What the exercise asks
Take every line from the first down to the line with "from matplotlib.transforms import" and set it down exactly, without the pictures.
::::::::
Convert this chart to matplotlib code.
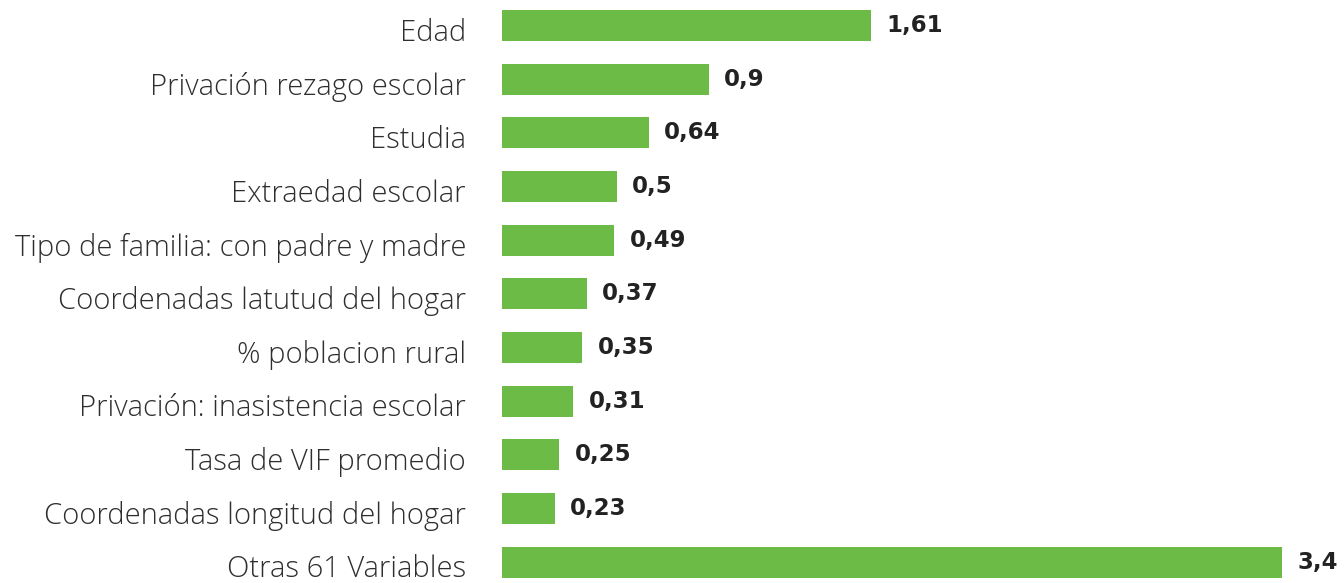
import matplotlib.pyplot as plt
from matplotlib.transforms import ScaledTranslation

variables = [
    "Edad",
    "Privación rezago escolar",
    "Estudia",
    "Extraedad escolar",
    "Tipo de familia: con padre y madre",
    "Coordenadas latutud del hogar",
    "% poblacion rural",
    "Privación: inasistencia escolar",
    "Tasa de VIF promedio",
    "Coordenadas longitud del hogar",
    "Otras 61 Variables",
]
importancia = [1.61, 0.9, 0.64, 0.5, 0.49, 0.37, 0.35, 0.31, 0.25, 0.23, 3.4]
etiquetas = ["1,61", "0,9", "0,64", "0,5", "0,49", "0,37", "0,35", "0,31", "0,25", "0,23", "3,4"]

verde = "#6cbb47"

fig = plt.figure(figsize=(13.44, 5.83), dpi=100)
ax = fig.add_axes([502 / 1344, 0, 842 / 1344, 1])

pos = list(range(len(variables)))
barras = ax.barh(pos, importancia, height=0.58, color=verde)
textos = ax.bar_label(barras, labels=etiquetas, padding=11, fontsize=16.5,
                      fontweight="bold", color="#222222", family="DejaVu Sans")
bajar_valor = ScaledTranslation(0, -2 / 100, fig.dpi_scale_trans)
for t in textos:
    t.set_transform(t.get_transform() + bajar_valor)

ax.set_yticks(pos)
ax.set_yticklabels(variables, fontsize=21, color="#2e2e2e",
                   family="Open Sans", fontweight="light")
ax.tick_params(axis="y", length=0, pad=26)
bajar = ScaledTranslation(0, -4 / 100, fig.dpi_scale_trans)
for lab in ax.get_yticklabels():
    lab.set_transform(lab.get_transform() + bajar)
ax.set_xticks([])
ax.set_xlim(0, 842 / 229.5)
ax.set_ylim(10.39, -0.475)
for s in ax.spines.values():
    s.set_visible(False)

fig.savefig("out.png", dpi=100)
::::::::
Full solution
Convert this chart to matplotlib code.
import matplotlib.pyplot as plt
from matplotlib.transforms import ScaledTranslation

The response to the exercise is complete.